* SUPPLIED ENTRIES *
+ + + + +

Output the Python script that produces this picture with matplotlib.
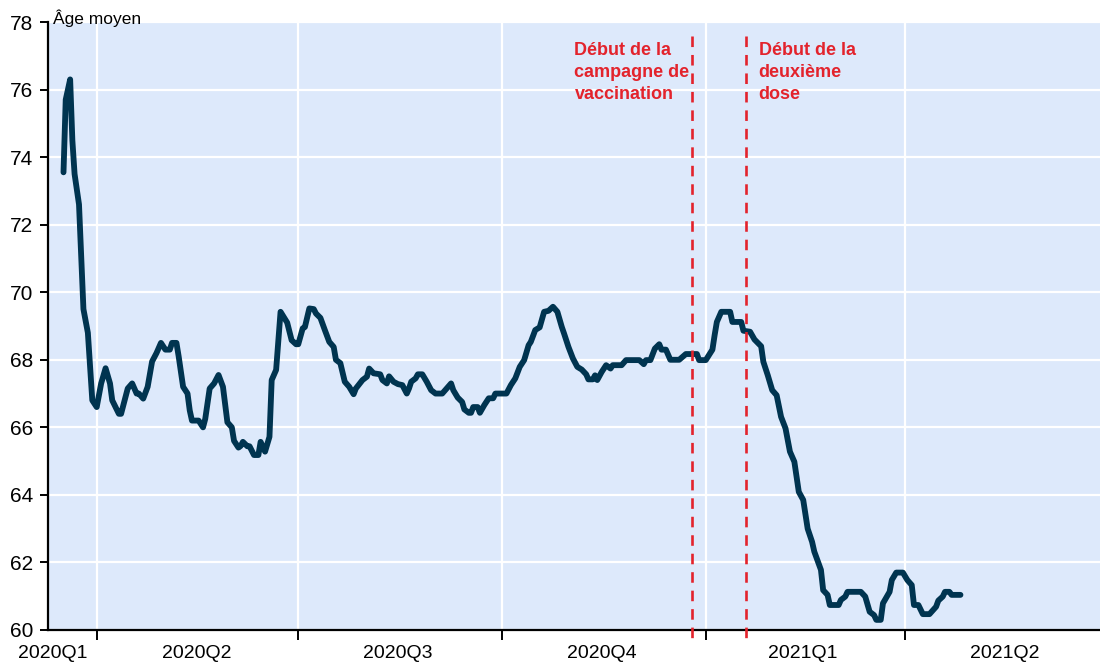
import matplotlib
matplotlib.use("Agg")
import matplotlib.pyplot as plt
import matplotlib.dates as mdates
import pandas as pd

# Âge moyen (moyenne mobile)
dates = [
    "2020-03-17", "2020-03-18", "2020-03-20", "2020-03-21", "2020-03-22", "2020-03-24",
    "2020-03-26", "2020-03-28", "2020-03-30", "2020-04-01", "2020-04-03", "2020-04-05",
    "2020-04-07", "2020-04-08", "2020-04-11", "2020-04-12", "2020-04-15", "2020-04-17",
    "2020-04-19", "2020-04-20", "2020-04-22", "2020-04-24", "2020-04-26", "2020-04-28",
    "2020-04-30", "2020-05-02", "2020-05-04", "2020-05-05", "2020-05-07", "2020-05-08",
    "2020-05-10", "2020-05-12", "2020-05-13", "2020-05-14", "2020-05-17", "2020-05-19",
    "2020-05-20", "2020-05-22", "2020-05-24", "2020-05-26", "2020-05-28", "2020-05-30",
    "2020-06-01", "2020-06-02", "2020-06-04", "2020-06-05", "2020-06-06", "2020-06-08",
    "2020-06-09", "2020-06-11", "2020-06-13", "2020-06-14", "2020-06-16", "2020-06-18",
    "2020-06-19", "2020-06-21", "2020-06-23", "2020-06-26", "2020-06-28", "2020-06-30",
    "2020-07-01", "2020-07-03", "2020-07-04", "2020-07-06", "2020-07-08", "2020-07-09",
    "2020-07-11", "2020-07-13", "2020-07-15", "2020-07-17", "2020-07-18", "2020-07-20",
    "2020-07-22", "2020-07-24", "2020-07-26", "2020-07-27", "2020-07-30", "2020-08-01",
    "2020-08-02", "2020-08-04", "2020-08-07", "2020-08-08", "2020-08-10", "2020-08-11",
    "2020-08-13", "2020-08-15", "2020-08-17", "2020-08-19", "2020-08-20", "2020-08-21",
    "2020-08-23", "2020-08-24", "2020-08-26", "2020-08-28", "2020-08-30", "2020-09-01",
    "2020-09-04", "2020-09-06", "2020-09-08", "2020-09-09", "2020-09-11", "2020-09-13",
    "2020-09-14", "2020-09-16", "2020-09-17", "2020-09-18", "2020-09-20", "2020-09-21",
    "2020-09-23", "2020-09-25", "2020-09-27", "2020-09-28", "2020-10-03", "2020-10-05",
    "2020-10-07", "2020-10-09", "2020-10-11", "2020-10-13", "2020-10-14", "2020-10-16",
    "2020-10-18", "2020-10-20", "2020-10-22", "2020-10-24", "2020-10-26", "2020-10-28",
    "2020-10-29", "2020-10-31", "2020-11-02", "2020-11-04", "2020-11-06", "2020-11-08",
    "2020-11-09", "2020-11-11", "2020-11-12", "2020-11-13", "2020-11-15", "2020-11-17",
    "2020-11-19", "2020-11-20", "2020-11-24", "2020-11-26", "2020-12-02", "2020-12-04",
    "2020-12-05", "2020-12-07", "2020-12-09", "2020-12-11", "2020-12-12", "2020-12-14",
    "2020-12-16", "2020-12-20", "2020-12-23", "2020-12-28", "2020-12-29", "2021-01-01",
    "2021-01-04", "2021-01-05", "2021-01-06", "2021-01-08", "2021-01-12", "2021-01-13",
    "2021-01-17", "2021-01-18", "2021-01-21", "2021-01-23", "2021-01-26", "2021-01-27",
    "2021-01-29", "2021-01-31", "2021-02-02", "2021-02-04", "2021-02-06", "2021-02-08",
    "2021-02-10", "2021-02-12", "2021-02-14", "2021-02-16", "2021-02-18", "2021-02-19",
    "2021-02-22", "2021-02-23", "2021-02-25", "2021-02-26", "2021-03-02", "2021-03-03",
    "2021-03-05", "2021-03-06", "2021-03-12", "2021-03-14", "2021-03-16", "2021-03-18",
    "2021-03-19", "2021-03-21", "2021-03-22", "2021-03-25", "2021-03-26", "2021-03-28",
    "2021-03-31", "2021-04-02", "2021-04-04", "2021-04-05", "2021-04-07", "2021-04-09",
    "2021-04-12", "2021-04-15", "2021-04-16", "2021-04-18", "2021-04-19", "2021-04-21",
    "2021-04-22", "2021-04-26",
]
age = [
    73.55, 75.7, 76.3, 74.5, 73.5, 72.6,
    69.5, 68.8, 66.8, 66.6, 67.3, 67.75,
    67.3, 66.8, 66.4, 66.4, 67.15, 67.3,
    67.0, 67.0, 66.85, 67.2, 67.95, 68.2,
    68.5, 68.3, 68.3, 68.5, 68.5, 68.1,
    67.2, 67.0, 66.5, 66.2, 66.2, 66.0,
    66.25, 67.15, 67.3, 67.55, 67.2, 66.15,
    66.0, 65.6, 65.4, 65.45, 65.57, 65.44,
    65.44, 65.18, 65.18, 65.57, 65.28, 65.72,
    67.4, 67.7, 69.42, 69.1, 68.58, 68.46,
    68.46, 68.93, 68.97, 69.52, 69.5, 69.37,
    69.24, 68.88, 68.53, 68.38, 68.0, 67.9,
    67.35, 67.2, 66.98, 67.15, 67.4, 67.5,
    67.74, 67.6, 67.57, 67.4, 67.3, 67.51,
    67.35, 67.28, 67.25, 67.0, 67.15, 67.35,
    67.45, 67.57, 67.57, 67.35, 67.1, 67.0,
    67.0, 67.15, 67.3, 67.1, 66.88, 66.75,
    66.53, 66.43, 66.43, 66.6, 66.6, 66.43,
    66.66, 66.86, 66.86, 67.0, 67.0, 67.25,
    67.45, 67.79, 67.99, 68.43, 68.53, 68.88,
    68.96, 69.42, 69.45, 69.57, 69.42, 68.97,
    68.78, 68.38, 68.04, 67.79, 67.71, 67.57,
    67.42, 67.42, 67.54, 67.4, 67.64, 67.84,
    67.74, 67.84, 67.84, 67.99, 67.99, 67.87,
    67.99, 67.99, 68.33, 68.46, 68.3, 68.3,
    68.0, 68.0, 68.17, 68.17, 67.99, 67.99,
    68.3, 68.73, 69.12, 69.42, 69.42, 69.12,
    69.12, 68.86, 68.83, 68.6, 68.4, 67.94,
    67.54, 67.1, 66.95, 66.31, 65.97, 65.28,
    64.98, 64.09, 63.85, 63.0, 62.61, 62.32,
    61.78, 61.18, 61.04, 60.74, 60.74, 60.89,
    60.99, 61.13, 61.13, 60.99, 60.54, 60.44,
    60.3, 60.3, 60.79, 61.13, 61.48, 61.7,
    61.7, 61.48, 61.33, 60.74, 60.74, 60.47,
    60.47, 60.69, 60.87, 60.99, 61.13, 61.13,
    61.04, 61.04,
]

quarter_starts = ["2020-04-01", "2020-07-01", "2020-10-01", "2021-01-01", "2021-04-01"]
quarter_label_pos = ["2020-03-12", "2020-05-16", "2020-08-15", "2020-11-15", "2021-02-14", "2021-05-16"]
quarter_labels = ["2020Q1", "2020Q2", "2020Q3", "2020Q4", "2021Q1", "2021Q2"]

event_dates = ["2020-12-26", "2021-01-19"]
event_labels = ["Début de la\ncampagne de\nvaccination", "Début de la\ndeuxième\ndose"]
event_text_dx = [-118, 13]  # pixels, position du texte par rapport à la ligne

line_color = "#003450"
red = "#e3232c"

plt.rcParams["font.family"] = ["Liberation Sans", "DejaVu Sans"]

fig = plt.figure(figsize=(11, 6.66), dpi=100)
ax = fig.add_axes([48 / 1100, 36 / 666, 1052 / 1100, 608 / 666])
ax.set_facecolor("#dde9fb")

x = pd.to_datetime(dates)
ax.plot(x, age, color=line_color, lw=4.2, solid_joinstyle="round", solid_capstyle="round", zorder=4)

for d, lab, dx in zip(event_dates, event_labels, event_text_dx):
    d = pd.Timestamp(d)
    ax.plot([d, d], [77.6, 59.55], color=red, lw=1.9, dashes=(4, 3), clip_on=False, zorder=5)
    ax.annotate(lab, xy=(d, 77.4), xytext=(dx, 0), textcoords="offset pixels",
                ha="left", va="top", color=red, fontsize=13, fontweight="bold",
                linespacing=1.36, zorder=6)

ax.set_xlim(pd.Timestamp("2020-03-10"), pd.Timestamp("2021-06-28"))
ax.set_ylim(60, 78)
ax.set_yticks(range(60, 79, 2))
ax.set_xticks(pd.to_datetime(quarter_starts))
ax.set_xticks(pd.to_datetime(quarter_label_pos), minor=True)
ax.set_xticklabels([])
ax.set_xticklabels(quarter_labels, minor=True)

ax.tick_params(axis="x", which="major", direction="out", length=7, width=1.4, color="black")
ax.tick_params(axis="x", which="minor", length=0, pad=11, labelsize=14)
ax.tick_params(axis="y", direction="out", length=5.5, width=1.4, pad=5, labelsize=15)

ax.grid(True, which="major", color="white", lw=1.6)
ax.set_axisbelow(True)

for s in ["top", "right"]:
    ax.spines[s].set_visible(False)
for s in ["left", "bottom"]:
    ax.spines[s].set_linewidth(1.6)
    ax.spines[s].set_zorder(3)

ax.text(0.005, 0.997, "Âge moyen", transform=ax.transAxes, ha="left", va="baseline", fontsize=12.5)

fig.savefig("out.png", dpi=100)
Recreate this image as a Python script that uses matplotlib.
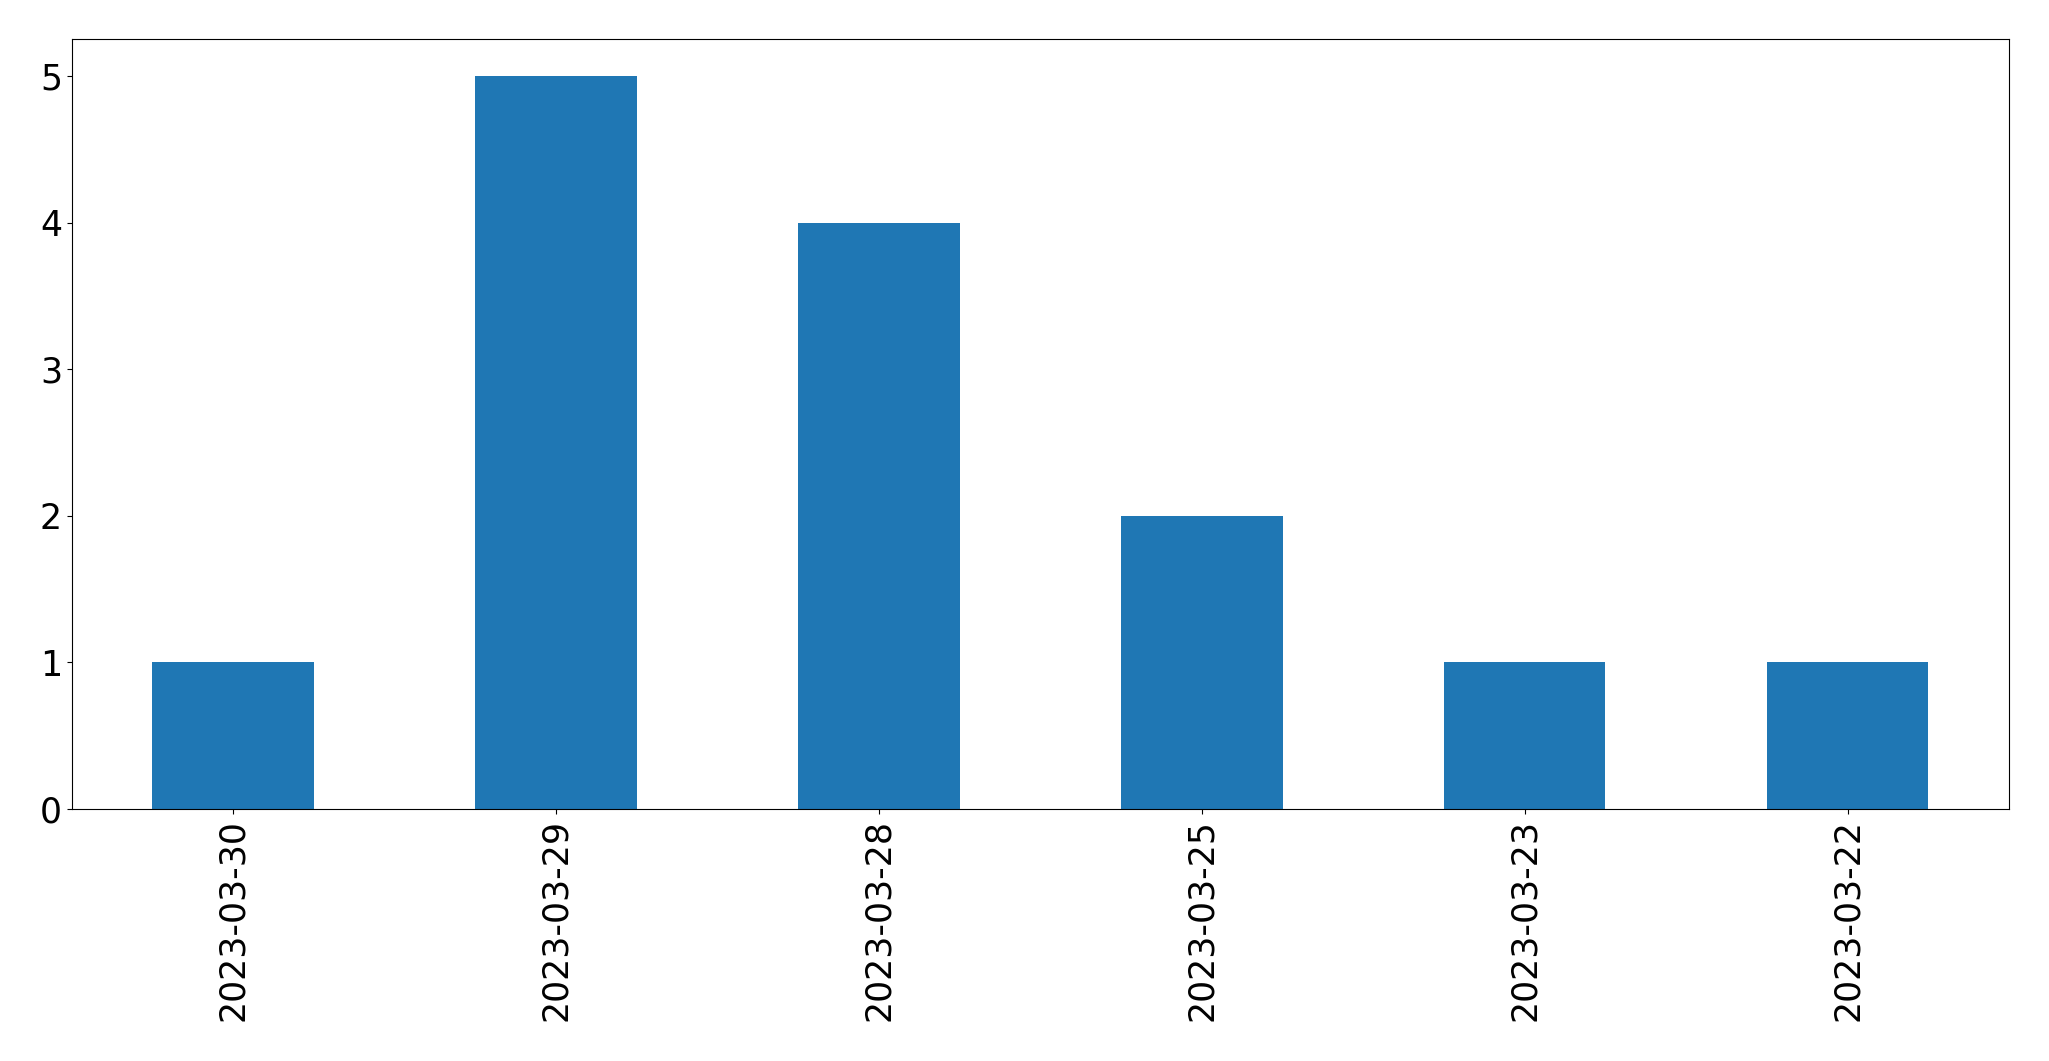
import matplotlib
matplotlib.use("Agg")
import matplotlib.pyplot as plt
import pandas as pd

dates = ['2023-03-30', '2023-03-29', '2023-03-28', '2023-03-25', '2023-03-23', '2023-03-22']
counts = [1, 5, 4, 2, 1, 1]

s = pd.Series(counts, index=dates)

fig, ax = plt.subplots(figsize=(20.49, 10.61), dpi=100)
s.plot(kind='bar', ax=ax, color='#1f77b4', width=0.5)
ax.tick_params(axis='both', labelsize=25)
plt.subplots_adjust(left=0.035, right=0.9805, top=0.963, bottom=0.2375)
plt.savefig('out.png', dpi=100)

+ + + + +

* GIVEN TASK *
Starting at the line that holds "Recreate this image", copy each line exactly through the end of the listing, both ends included. Leave the pictures out.

* RESULT *
Recreate this image as a Python script that uses matplotlib.
import matplotlib
matplotlib.use("Agg")
import matplotlib.pyplot as plt
import pandas as pd

dates = ['2023-03-30', '2023-03-29', '2023-03-28', '2023-03-25', '2023-03-23', '2023-03-22']
counts = [1, 5, 4, 2, 1, 1]

s = pd.Series(counts, index=dates)

fig, ax = plt.subplots(figsize=(20.49, 10.61), dpi=100)
s.plot(kind='bar', ax=ax, color='#1f77b4', width=0.5)
ax.tick_params(axis='both', labelsize=25)
plt.subplots_adjust(left=0.035, right=0.9805, top=0.963, bottom=0.2375)
plt.savefig('out.png', dpi=100)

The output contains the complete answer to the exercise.